Sir, I read with interest Apelian et al.'s recently published article Is the dental profession ready for person-centred care?1 Their qualitative study of 11 dentists practising in Quebec Province, Canada found that most of the sample, regardless of their years in practice (3-21 years' service) expressed difficulty with eliciting patient stories, as well as a lack of interest in or an uncomfortableness with the rich narrative data being shared with them. The 'messy' lives of their patients were framed as an 'inconvenience' for dentists who merely wanted to fix their teeth.

These findings confirm the worst about dental education, the persistence of the biomedical approach and the prioritising of technical proficiencies and clinical competencies at the expense of advocating for a model of oral health that is socially determined and where oral care is interactional, dialogical and holistic. While the authors acknowledge the shortcomings of this model and its negative legacy on patient-dentist relationships and the profession, they throw down the gauntlet to dental education to rectify this predicament.

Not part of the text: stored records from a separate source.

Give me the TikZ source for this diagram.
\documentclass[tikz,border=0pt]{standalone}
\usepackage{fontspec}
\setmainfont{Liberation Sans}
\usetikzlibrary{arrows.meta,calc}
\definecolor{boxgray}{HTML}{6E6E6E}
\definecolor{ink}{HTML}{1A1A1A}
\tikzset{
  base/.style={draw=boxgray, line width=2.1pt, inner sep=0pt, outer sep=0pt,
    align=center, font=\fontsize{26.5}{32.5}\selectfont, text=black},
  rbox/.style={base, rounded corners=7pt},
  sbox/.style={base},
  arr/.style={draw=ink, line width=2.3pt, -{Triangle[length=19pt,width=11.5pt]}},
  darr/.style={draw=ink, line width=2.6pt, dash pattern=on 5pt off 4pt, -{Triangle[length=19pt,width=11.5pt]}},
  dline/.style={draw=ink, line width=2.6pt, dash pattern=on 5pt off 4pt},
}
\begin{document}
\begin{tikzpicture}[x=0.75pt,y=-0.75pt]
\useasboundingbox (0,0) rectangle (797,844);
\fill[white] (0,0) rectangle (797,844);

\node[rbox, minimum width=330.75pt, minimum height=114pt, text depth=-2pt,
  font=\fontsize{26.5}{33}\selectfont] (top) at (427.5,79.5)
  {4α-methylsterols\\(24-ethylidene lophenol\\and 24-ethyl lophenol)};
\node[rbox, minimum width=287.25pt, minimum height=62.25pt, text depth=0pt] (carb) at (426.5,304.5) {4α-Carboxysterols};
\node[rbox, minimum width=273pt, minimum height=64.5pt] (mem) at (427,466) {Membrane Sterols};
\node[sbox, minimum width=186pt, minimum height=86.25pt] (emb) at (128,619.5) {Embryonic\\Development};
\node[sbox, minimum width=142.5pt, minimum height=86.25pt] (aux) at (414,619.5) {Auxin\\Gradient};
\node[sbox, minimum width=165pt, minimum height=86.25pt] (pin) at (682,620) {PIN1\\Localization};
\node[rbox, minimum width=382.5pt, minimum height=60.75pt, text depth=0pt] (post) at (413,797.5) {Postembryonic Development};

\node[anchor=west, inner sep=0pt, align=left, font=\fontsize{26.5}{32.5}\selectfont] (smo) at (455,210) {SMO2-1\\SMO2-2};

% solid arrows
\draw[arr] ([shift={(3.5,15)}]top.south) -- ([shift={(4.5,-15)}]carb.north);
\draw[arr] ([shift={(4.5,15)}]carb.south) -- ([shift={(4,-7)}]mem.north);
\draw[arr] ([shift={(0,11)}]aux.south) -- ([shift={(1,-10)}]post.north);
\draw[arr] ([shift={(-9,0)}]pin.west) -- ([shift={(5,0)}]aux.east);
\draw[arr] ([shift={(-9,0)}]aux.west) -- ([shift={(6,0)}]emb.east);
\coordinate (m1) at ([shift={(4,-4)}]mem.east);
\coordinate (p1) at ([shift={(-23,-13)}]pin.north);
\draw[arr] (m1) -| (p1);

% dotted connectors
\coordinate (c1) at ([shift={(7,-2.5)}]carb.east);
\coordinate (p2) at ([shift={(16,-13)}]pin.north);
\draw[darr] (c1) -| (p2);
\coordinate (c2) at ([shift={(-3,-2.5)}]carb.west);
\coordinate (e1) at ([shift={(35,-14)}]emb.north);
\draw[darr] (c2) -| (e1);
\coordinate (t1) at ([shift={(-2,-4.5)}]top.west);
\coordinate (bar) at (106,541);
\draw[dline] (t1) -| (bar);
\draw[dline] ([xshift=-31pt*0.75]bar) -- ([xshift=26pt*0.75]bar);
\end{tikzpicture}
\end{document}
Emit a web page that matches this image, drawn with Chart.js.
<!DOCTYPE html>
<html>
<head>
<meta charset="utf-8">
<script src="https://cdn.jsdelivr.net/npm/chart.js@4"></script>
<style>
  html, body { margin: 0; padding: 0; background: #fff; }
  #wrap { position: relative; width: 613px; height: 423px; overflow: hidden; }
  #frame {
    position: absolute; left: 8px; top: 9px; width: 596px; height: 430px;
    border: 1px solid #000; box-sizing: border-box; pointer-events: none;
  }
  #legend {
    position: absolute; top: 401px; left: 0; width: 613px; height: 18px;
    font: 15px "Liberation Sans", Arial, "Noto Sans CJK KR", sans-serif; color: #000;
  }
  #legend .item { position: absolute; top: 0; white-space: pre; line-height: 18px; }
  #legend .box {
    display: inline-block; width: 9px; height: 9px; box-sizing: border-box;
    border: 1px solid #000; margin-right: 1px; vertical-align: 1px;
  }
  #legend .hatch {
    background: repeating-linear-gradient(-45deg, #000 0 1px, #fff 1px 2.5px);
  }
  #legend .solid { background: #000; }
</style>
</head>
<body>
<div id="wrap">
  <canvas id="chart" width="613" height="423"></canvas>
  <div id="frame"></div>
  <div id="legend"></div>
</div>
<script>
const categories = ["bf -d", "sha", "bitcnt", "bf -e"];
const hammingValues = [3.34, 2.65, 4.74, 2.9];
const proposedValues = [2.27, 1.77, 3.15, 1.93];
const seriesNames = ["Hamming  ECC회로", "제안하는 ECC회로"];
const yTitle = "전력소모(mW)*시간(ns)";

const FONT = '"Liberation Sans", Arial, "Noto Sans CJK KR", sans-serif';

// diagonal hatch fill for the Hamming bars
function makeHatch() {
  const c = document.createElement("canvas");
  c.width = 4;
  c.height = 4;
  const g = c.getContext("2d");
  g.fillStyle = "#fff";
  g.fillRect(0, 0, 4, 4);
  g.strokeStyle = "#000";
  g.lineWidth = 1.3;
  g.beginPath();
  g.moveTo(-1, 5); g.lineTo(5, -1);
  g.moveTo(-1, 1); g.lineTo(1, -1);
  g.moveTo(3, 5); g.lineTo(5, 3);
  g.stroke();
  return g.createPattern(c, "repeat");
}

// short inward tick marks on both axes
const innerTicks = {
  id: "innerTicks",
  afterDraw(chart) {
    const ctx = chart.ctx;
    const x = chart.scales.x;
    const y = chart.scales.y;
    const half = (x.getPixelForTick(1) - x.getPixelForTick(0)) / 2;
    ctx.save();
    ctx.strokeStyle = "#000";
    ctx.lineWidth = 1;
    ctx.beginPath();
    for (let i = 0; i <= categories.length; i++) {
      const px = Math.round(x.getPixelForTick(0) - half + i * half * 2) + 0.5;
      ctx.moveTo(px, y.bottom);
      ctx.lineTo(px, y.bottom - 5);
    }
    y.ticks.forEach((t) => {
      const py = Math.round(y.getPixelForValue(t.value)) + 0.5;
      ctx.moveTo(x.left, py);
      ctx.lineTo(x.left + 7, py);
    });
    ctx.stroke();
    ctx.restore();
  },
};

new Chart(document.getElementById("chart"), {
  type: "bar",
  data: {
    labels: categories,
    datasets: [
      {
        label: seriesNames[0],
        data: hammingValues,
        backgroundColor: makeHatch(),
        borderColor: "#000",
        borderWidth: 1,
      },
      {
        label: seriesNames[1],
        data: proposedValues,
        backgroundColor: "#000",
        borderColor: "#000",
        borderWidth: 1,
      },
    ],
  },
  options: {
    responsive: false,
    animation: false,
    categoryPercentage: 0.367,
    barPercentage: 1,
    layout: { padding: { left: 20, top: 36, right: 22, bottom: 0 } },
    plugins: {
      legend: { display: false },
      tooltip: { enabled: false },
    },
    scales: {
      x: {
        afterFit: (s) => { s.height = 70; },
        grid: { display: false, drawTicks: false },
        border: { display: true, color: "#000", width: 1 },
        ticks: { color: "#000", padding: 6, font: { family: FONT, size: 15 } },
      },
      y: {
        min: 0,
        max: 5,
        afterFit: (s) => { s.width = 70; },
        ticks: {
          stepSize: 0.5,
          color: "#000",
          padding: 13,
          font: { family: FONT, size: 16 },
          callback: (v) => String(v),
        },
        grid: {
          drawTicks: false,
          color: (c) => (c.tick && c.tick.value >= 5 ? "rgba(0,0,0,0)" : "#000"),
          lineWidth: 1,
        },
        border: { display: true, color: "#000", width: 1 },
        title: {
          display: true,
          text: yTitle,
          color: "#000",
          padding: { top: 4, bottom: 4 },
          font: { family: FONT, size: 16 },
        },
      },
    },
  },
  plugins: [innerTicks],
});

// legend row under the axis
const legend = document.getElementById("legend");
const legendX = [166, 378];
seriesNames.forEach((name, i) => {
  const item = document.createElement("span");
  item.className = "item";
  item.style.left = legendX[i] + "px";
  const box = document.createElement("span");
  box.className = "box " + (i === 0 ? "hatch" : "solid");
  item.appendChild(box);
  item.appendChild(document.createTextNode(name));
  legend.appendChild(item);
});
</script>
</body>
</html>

Social and behavioural scientists, like myself, working in dental education feel both the responsibility of such a task as well as the impossibility of it. From our interactions with students to timetable schedulers and curriculum designers we encounter individual and institutional resistance in the guise of a 'hidden curriculum' about the behavioural and social sciences as applied to dentistry.2 Here in the UK, the GDC acknowledges the role played by the behavioural and social sciences in the undergraduate curriculum.3 Nevertheless, we are still waiting for the trickle-down effect to take hold and transform dental education at an institutional level.

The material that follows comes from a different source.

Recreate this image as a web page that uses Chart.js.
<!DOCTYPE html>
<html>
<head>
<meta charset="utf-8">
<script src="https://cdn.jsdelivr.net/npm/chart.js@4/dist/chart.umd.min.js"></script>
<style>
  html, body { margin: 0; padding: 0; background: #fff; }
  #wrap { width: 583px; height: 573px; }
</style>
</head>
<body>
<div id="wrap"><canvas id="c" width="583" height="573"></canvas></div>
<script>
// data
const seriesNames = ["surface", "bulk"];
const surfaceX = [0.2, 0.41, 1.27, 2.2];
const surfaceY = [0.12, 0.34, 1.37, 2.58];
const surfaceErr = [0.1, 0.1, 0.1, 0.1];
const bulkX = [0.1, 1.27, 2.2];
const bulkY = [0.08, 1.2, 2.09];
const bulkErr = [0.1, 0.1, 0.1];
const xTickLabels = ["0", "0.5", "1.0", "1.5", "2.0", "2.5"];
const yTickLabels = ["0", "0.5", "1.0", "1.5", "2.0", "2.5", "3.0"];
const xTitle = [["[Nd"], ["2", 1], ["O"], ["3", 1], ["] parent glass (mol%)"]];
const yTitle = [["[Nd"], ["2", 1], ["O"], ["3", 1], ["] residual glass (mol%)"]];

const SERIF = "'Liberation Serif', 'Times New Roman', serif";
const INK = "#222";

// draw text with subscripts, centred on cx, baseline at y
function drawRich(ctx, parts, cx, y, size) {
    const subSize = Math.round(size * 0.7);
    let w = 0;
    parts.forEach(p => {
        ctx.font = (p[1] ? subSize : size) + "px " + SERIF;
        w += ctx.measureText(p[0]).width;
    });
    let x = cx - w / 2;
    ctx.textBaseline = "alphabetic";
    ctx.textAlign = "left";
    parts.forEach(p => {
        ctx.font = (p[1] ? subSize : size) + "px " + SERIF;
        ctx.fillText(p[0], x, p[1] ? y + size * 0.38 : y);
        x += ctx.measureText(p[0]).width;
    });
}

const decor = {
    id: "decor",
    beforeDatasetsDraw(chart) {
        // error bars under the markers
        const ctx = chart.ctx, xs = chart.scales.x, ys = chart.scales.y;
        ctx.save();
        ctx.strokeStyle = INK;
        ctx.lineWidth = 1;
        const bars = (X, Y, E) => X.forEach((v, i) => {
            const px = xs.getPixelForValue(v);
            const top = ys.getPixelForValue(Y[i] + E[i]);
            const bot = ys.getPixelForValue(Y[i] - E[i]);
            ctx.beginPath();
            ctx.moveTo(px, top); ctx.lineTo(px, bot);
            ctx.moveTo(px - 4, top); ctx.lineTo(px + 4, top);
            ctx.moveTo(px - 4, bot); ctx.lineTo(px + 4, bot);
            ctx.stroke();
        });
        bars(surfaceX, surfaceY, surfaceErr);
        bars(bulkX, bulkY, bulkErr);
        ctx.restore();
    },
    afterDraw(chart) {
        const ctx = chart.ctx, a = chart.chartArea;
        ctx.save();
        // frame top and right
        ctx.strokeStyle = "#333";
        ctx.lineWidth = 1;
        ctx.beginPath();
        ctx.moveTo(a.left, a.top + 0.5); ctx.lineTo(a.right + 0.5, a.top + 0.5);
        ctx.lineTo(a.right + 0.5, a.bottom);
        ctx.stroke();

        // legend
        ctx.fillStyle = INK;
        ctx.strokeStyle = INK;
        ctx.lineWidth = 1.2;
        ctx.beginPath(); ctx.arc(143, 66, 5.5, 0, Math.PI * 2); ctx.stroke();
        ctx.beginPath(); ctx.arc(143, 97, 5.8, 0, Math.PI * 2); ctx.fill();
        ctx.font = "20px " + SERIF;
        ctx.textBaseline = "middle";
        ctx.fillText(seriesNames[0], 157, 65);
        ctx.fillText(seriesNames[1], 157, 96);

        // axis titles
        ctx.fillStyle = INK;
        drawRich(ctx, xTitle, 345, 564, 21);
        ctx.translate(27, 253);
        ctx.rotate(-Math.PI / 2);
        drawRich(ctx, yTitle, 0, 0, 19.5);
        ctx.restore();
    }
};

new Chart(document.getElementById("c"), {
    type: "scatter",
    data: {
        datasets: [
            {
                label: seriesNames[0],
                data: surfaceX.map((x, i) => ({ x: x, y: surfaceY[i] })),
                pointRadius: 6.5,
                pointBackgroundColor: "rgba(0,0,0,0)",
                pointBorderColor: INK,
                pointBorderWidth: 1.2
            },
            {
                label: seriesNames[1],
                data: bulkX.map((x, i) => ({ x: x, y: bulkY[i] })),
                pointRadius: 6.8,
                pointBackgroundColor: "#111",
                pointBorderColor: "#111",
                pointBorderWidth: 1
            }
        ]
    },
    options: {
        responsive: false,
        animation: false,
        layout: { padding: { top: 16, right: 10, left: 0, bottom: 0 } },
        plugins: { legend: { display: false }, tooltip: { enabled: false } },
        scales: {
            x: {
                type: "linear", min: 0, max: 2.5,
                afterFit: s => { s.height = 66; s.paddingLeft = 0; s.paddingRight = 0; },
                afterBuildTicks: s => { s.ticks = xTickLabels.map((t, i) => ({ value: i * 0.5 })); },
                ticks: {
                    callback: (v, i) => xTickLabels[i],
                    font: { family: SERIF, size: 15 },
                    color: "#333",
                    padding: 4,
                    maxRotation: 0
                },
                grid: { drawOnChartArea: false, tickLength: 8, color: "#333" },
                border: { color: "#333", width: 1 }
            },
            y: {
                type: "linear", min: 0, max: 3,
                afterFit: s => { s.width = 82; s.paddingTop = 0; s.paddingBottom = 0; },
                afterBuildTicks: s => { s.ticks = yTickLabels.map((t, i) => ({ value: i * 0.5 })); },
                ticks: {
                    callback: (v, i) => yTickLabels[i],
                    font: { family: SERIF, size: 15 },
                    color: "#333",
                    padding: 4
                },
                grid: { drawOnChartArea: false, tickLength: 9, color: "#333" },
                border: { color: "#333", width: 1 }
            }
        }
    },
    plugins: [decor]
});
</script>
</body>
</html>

In answer to both these dilemmas, 'how can dentists be more patient centred?' and 'how can dental education be more holistic?' - I offer the same four words - 'what matters to you?'

When asked of patients, research confirms that this open question facilitates a dialogue between patient and dentist where mutual respect and understanding about the needs, preferences, expectations and values of each party can emerge and grow.4 When asked of dental educators and dental schools, the question 'what matters to you?' forces us to contemplate what is dental education for? Whom does it serve? Where is the patient in all our deliberations? Clarifying our curricular priorities in such a way can help us begin the process of paradigm shift and curricular transformation.